Los empresarios en disfrute de sus derechos civiles tienen toda la facultad, como cualquier ciudadano, para formar parte del gobierno, dirigir, guiar instituciones públicas, inscribirse y aspirar a un asiento en los organismos de dirección del partido y diseñar proyectos de poder para hacerse presidenciables.
No pocos piensan –desde su ardoroso prejuicio de politicastros fracasados- que los empresarios sienten una gran fascinación por estar en el centro de las decisiones del poder público para lucrarse sirviendo con la cuchara grande al engorde de su propio patrimonio.

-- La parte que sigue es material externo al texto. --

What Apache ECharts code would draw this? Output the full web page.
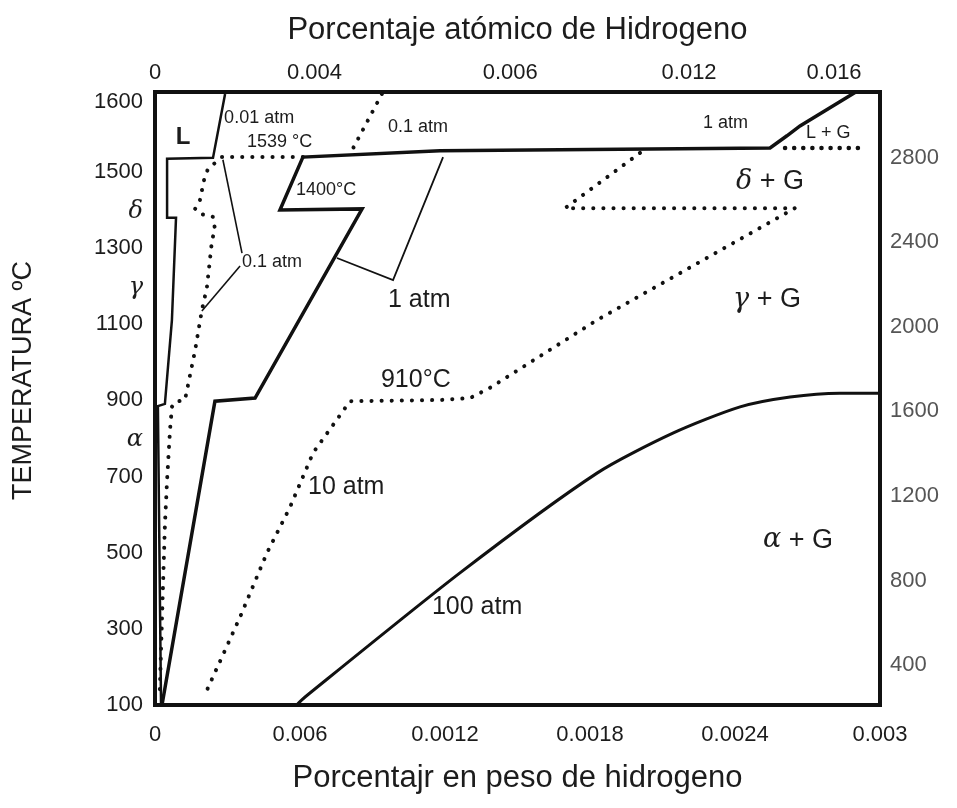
<!DOCTYPE html>
<html><head><meta charset="utf-8">
<script src="https://cdn.jsdelivr.net/npm/echarts@6/dist/echarts.min.js"></script>
<style>html,body{margin:0;padding:0;background:#fff}#c{width:957px;height:808px}</style>
</head><body><div id="c"></div>
<script>
// ---- axis ticks / labels ----
const weightTicks = [0, 0.0006, 0.0012, 0.0018, 0.0024, 0.003];
const weightTickLabels = ['0', '0.006', '0.0012', '0.0018', '0.0024', '0.003'];
const atomicTickAt = [0, 0.00066, 0.00147, 0.00221, 0.00281];
const atomicTickLabels = ['0', '0.004', '0.006', '0.012', '0.016'];
const celsiusTicks = [100, 300, 500, 700, 900, 1100, 1300, 1500, 1684];
const celsiusTickLabels = ['100', '300', '500', '700', '900', '1100', '1300', '1500', '1600'];
const phaseLetterAt = [1395, 1195, 796];
const phaseLetters = ['δ', 'γ', 'α'];
const fahrenheitTicks = [400, 800, 1200, 1600, 2000, 2400, 2800];

// ---- boundary lines: [wt% H, °C] ----
const line1atm = [[0.00290,1710],[0.002669,1621],[0.002615,1595],[0.002545,1563],[0.001179,1556],[0.000612,1539],[0.000517,1400],[0.000857,1403],[0.000414,906],[0.000248,898],[0.000029,100]];
const line001atm = [[0.000290,1705],[0.000240,1537],[0.000050,1535],[0.000050,1380],[0.000087,1380],[0.000070,1111],[0.000041,891],[0.000012,885],[0.000025,100]];
const dotted01atm = [[0.000612,1539],[0.000277,1539],[0.000219,1508],[0.000203,1479],[0.000186,1426],[0.000166,1403],[0.000186,1390],[0.000240,1382],[0.000248,1350],[0.000236,1321],[0.000215,1198],[0.000194,1137],[0.000166,1032],[0.000124,901],[0.000083,896],[0.000070,883],[0.000062,822],[0.000050,691],[0.000041,573],[0.000029,330],[0.000020,140]];
const dotted01atmTop = [[0.000939,1705],[0.000807,1547]];
const dotted10atm = [[0.002007,1550],[0.001697,1405],[0.002648,1405],[0.001829,1111],[0.001386,933],[0.001303,906],[0.001179,901],[0.000807,898],[0.000654,762],[0.000559,620],[0.000463,499],[0.000352,331],[0.000215,139],[0.000207,121]];
const dottedLG = [[0.002607,1563],[0.00293,1563]];
const leader01a = [[0.000281,1532],[0.000360,1287]];
const leader01b = [[0.000352,1253],[0.000194,1135]];
const leader1 = [[0.001192,1539],[0.000985,1216],[0.000753,1274]];
const curve100atm = [[0.000586,100],[0.000621,121],[0.001262,447],[0.001829,709],[0.002143,814],[0.002421,883],[0.002628,909],[0.002834,919],[0.003,919]];

// ---- annotations: [x, y, text] ----
const smallNotes = [[0.000286,1642,'0.01 atm'],[0.000381,1579,'1539 °C'],[0.000964,1618,'0.1 atm'],[0.000583,1453,'1400°C'],[0.00036,1264,'0.1 atm'],[0.002268,1629,'1 atm'],[0.002694,1602,'L + G']];
const largeNotes = [[0.000964,1164,'1 atm'],[0.000935,954,'910°C'],[0.000633,673,'10 atm'],[0.001146,357,'100 atm']];
const phaseNotes = [[0.002404,1474,'δ + G'],[0.002392,1164,'γ + G'],[0.002516,533,'α + G']];
const liquidNote = [[0.000116,1592,'L']];

const FONT = "'Liberation Sans Narrow','Liberation Sans',Arial,sans-serif";
const INK = '#111';
const TXT = '#1c1c1c';

function near(arr, v, tol) { for (let i = 0; i < arr.length; i++) if (Math.abs(arr[i] - v) < tol) return i; return -1; }

function solid(data, w, smooth) {
  return { type: 'line', data, symbol: 'none', silent: true, z: 3, smooth: smooth || false,
    lineStyle: { color: INK, width: w, join: 'miter' } };
}
function dotted(data, w, gap) {
  return { type: 'line', data, symbol: 'none', silent: true, z: 3,
    lineStyle: { color: INK, width: w, type: [0.1, gap], cap: 'round' } };
}
function notes(data, label) {
  return { type: 'scatter', data, symbolSize: 0, silent: true, z: 5,
    itemStyle: { opacity: 1 },
    label: Object.assign({ show: true, position: 'right', distance: 0, color: TXT, opacity: 1, fontFamily: FONT,
      formatter: p => p.data[2] }, label) };
}

const chart = echarts.init(document.getElementById('c'), null, { renderer: 'canvas' });
chart.setOption({
  backgroundColor: '#fff',
  animation: false,
  grid: { left: 155, right: 77, top: 92, bottom: 103, show: true, borderColor: INK, borderWidth: 4, backgroundColor: 'transparent' },
  xAxis: [
    { type: 'value', min: 0, max: 0.003, position: 'bottom',
      axisLine: { show: false }, axisTick: { show: false }, splitLine: { show: false },
      axisLabel: { customValues: weightTicks, margin: 19, color: TXT, fontFamily: FONT, fontSize: 22,
        formatter: v => weightTickLabels[near(weightTicks, v, 1e-6)] },
      name: 'Porcentajr en peso de hidrogeno', nameLocation: 'middle', nameGap: 58,
      nameTextStyle: { color: TXT, fontFamily: FONT, fontSize: 31 } },
    { type: 'value', min: 0, max: 0.003, position: 'top',
      axisLine: { show: false }, axisTick: { show: false }, splitLine: { show: false },
      axisLabel: { customValues: atomicTickAt, margin: 8, color: TXT, fontFamily: FONT, fontSize: 22,
        formatter: v => atomicTickLabels[near(atomicTickAt, v, 1e-6)] },
      name: 'Porcentaje atómico de Hidrogeno', nameLocation: 'middle', nameGap: 46,
      nameTextStyle: { color: TXT, fontFamily: FONT, fontSize: 31 } }
  ],
  yAxis: [
    { type: 'value', min: 100, max: 1710, position: 'left',
      axisLine: { show: false }, axisTick: { show: false }, splitLine: { show: false },
      axisLabel: { customValues: celsiusTicks.concat(phaseLetterAt), margin: 12, color: TXT, fontFamily: FONT, fontSize: 22,
        formatter: v => { const i = near(celsiusTicks, v, 0.5); if (i >= 0) return celsiusTickLabels[i];
          return '{g|' + phaseLetters[near(phaseLetterAt, v, 0.5)] + '}'; },
        rich: { g: { fontFamily: "'DejaVu Serif',serif", fontStyle: 'italic', fontSize: 24, color: TXT } } },
      name: 'TEMPERATURA ºC', nameLocation: 'middle', nameGap: 118, nameRotate: 90,
      nameTextStyle: { color: TXT, fontFamily: FONT, fontSize: 27, padding: [0, 0, 0, 36] } },
    { type: 'value', min: 212, max: 3110, position: 'right',
      axisLine: { show: false }, axisTick: { show: false }, splitLine: { show: false },
      axisLabel: { customValues: fahrenheitTicks, margin: 10, color: '#555', fontFamily: FONT, fontSize: 22,
        formatter: v => String(v) } }
  ],
  series: [
    solid(line1atm, 3.5),
    solid(line001atm, 2.5),
    solid(curve100atm, 3, 0.25),
    solid(leader01a, 1.6),
    solid(leader01b, 1.6),
    solid(leader1, 1.8),
    dotted(dotted01atm, 4, 10),
    dotted(dotted01atmTop, 4, 10),
    dotted(dotted10atm, 4, 10),
    dotted(dottedLG, 4.5, 9),
    notes(smallNotes, { fontSize: 18 }),
    notes(largeNotes, { fontSize: 25 }),
    notes(phaseNotes, { fontSize: 27,
      formatter: p => '{g|' + p.data[2].charAt(0) + '}' + p.data[2].slice(1),
      rich: { g: { fontFamily: "'DejaVu Serif',serif", fontStyle: 'italic', fontSize: 27, color: TXT } } }),
    notes(liquidNote, { position: 'inside', fontFamily: "'Liberation Sans',Arial,sans-serif", fontWeight: 'bold', fontSize: 24 })
  ]
});
</script></body></html>
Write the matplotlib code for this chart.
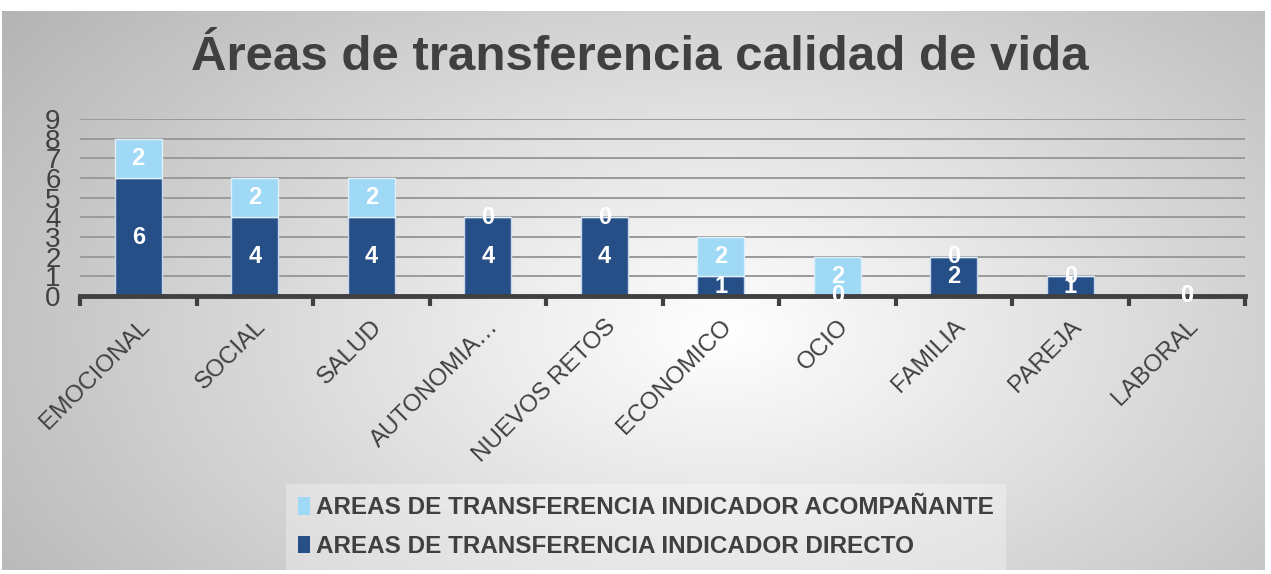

Prefieren no creer que hay personas en la empresa privada con fervor patriótico, alto sentido de identidad con los intereses de la nación y vocación de mártires para abandonar el escritorio al que le llegan jugosos dividendos a cambio de “un carguito”.
No los consideran bien intencionados cuando renuncian a esta condición para sacrificarse por un sueldito, trabajar 15 horas al día y hasta pagar el precio del descrédito y de las campañas malsanas articuladas por sujetos envidiosos, amargados y difamadores.
Los empresarios –partidistas o no- son ciudadanos útiles, idóneos para la gestión de la cosa pública. Ojalá sean cada vez más numerosos, siempre que asuman sus funciones con criterios éticos, pulcros, transparentes.
Lo contrario (ir al Estado a negociar, a crear empresas para competir deslealmente, con abuso de posición dominante, atropello y pisoteo de la ley) es una de las peores desgracias que puede sufrir un gobierno y constituye un deplorable irrespeto a los votantes.
Me ha tocado servir en instituciones estatales dirigidas por empresarios y puedo dar testimonio de su buena fe, del valor agregado que representan y del prestigio que inyectan a la gestión pública trabajando bajo un esquema de administración por objetivos y defendiendo con fiereza, pero sin aspavientos ni “autobombo” los activos tangibles e intangibles del Estado.
Lógicamente, así como hay políticos rapiñosos existen empresarios de la misma ralea.
La historia de los últimos 40 años nos muestra hechos emblemáticos en que gente de negocios en el gobierno ha sido piedra de escándalo, talón de Aquiles y foco de crisis de reputación.
Hay otra categoría que no debemos obviar: los políticos enganchados a empresarios que en la administración pública han representado el despeñadero moral.